In Linux, in order to use pthreads in an application, one needs to link in the appropriate library, -lpthread. In the case of my library once compiled, I'd like to make it work both if the user of it decided to use pthreads in their application, as well as if they don't.
In the case where a developer does not use threads in their application, they will not link against pthreads. Therefore I'd like my compiled library to not require it, and furthermore, employing mutexes in a single threaded application uses needless overhead (not to mention is silly).

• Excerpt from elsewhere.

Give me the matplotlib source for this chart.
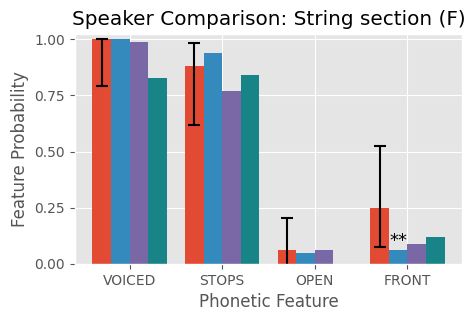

Is there some kind of way to write code (with GCC extensions if necessary) that a certain block of code will only run if certain symbols were linked in? I'm aware I can use dlopen() and friends, but that in itself would require some of what I'm trying to avoid. I imagine what I'm looking for must exist, as several standard functions are in the same boat, and would require mutexes to be thread safe (and they are), but work even when not linked with pthreads.
On this point, I notice that FreeBSD's popen() function on line 66 & 67 employs a non portable check - isthreaded, to determine if threads are used or not, and whether to use mutexes. I doubt anything like that is standardized in any way. But more to the point such code can't compile and link if the symbols aren't recognized, which in Linux, the mutex symbols won't even be present if pthread is not linked.
To summarize: On Linux, how does one create a library, which knows when threads are also used, and if so, employs mutexes where appropriate, and does not require linking against pthreads, unless the application developer specifically wants to use threading somewhere?